• _Material_
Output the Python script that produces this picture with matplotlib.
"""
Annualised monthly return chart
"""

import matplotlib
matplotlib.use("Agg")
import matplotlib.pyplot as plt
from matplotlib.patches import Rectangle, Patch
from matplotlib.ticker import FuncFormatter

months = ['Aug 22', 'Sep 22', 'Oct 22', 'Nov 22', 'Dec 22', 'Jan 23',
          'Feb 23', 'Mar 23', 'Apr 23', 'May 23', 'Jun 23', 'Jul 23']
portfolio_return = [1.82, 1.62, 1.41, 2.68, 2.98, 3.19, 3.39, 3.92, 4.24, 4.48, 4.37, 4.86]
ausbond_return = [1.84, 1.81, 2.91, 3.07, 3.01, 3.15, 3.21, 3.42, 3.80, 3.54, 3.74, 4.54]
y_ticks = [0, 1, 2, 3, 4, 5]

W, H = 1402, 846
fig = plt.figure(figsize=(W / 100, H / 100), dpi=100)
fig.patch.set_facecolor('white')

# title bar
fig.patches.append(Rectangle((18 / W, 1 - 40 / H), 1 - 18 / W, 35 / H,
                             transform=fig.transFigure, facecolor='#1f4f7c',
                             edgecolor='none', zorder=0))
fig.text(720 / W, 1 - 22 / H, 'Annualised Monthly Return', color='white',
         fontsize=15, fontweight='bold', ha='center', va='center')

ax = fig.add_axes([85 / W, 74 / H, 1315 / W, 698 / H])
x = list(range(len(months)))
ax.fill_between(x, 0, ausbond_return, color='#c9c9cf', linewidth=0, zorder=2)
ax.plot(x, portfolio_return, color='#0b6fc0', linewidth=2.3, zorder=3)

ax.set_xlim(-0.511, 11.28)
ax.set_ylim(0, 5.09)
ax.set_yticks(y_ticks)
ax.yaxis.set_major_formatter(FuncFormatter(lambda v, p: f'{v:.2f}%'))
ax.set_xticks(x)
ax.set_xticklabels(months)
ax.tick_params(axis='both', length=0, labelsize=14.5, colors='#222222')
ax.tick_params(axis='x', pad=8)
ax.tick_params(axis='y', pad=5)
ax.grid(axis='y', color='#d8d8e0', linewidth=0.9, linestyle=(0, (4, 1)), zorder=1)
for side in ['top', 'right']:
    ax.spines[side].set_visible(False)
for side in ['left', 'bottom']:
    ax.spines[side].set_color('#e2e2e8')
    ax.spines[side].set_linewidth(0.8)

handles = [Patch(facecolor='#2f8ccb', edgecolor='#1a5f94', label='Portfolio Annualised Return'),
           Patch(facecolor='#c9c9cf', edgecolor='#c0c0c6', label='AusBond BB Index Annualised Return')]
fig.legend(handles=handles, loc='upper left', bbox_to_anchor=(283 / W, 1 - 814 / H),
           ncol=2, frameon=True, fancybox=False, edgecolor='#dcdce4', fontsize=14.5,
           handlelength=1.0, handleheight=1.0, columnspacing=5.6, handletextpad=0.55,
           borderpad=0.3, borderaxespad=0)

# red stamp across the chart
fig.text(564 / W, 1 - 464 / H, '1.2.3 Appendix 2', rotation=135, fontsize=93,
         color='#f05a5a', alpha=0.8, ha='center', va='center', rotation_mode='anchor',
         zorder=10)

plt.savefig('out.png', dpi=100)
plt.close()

• _Written request_
Copy exactly the lines that run from the first line of the data to the line containing "fig.patch.set_facecolor('white')", please, with both ends included and nothing else.

• _Response for this exercise_
Output the Python script that produces this picture with matplotlib.
"""
Annualised monthly return chart
"""

import matplotlib
matplotlib.use("Agg")
import matplotlib.pyplot as plt
from matplotlib.patches import Rectangle, Patch
from matplotlib.ticker import FuncFormatter

months = ['Aug 22', 'Sep 22', 'Oct 22', 'Nov 22', 'Dec 22', 'Jan 23',
          'Feb 23', 'Mar 23', 'Apr 23', 'May 23', 'Jun 23', 'Jul 23']
portfolio_return = [1.82, 1.62, 1.41, 2.68, 2.98, 3.19, 3.39, 3.92, 4.24, 4.48, 4.37, 4.86]
ausbond_return = [1.84, 1.81, 2.91, 3.07, 3.01, 3.15, 3.21, 3.42, 3.80, 3.54, 3.74, 4.54]
y_ticks = [0, 1, 2, 3, 4, 5]

W, H = 1402, 846
fig = plt.figure(figsize=(W / 100, H / 100), dpi=100)
fig.patch.set_facecolor('white')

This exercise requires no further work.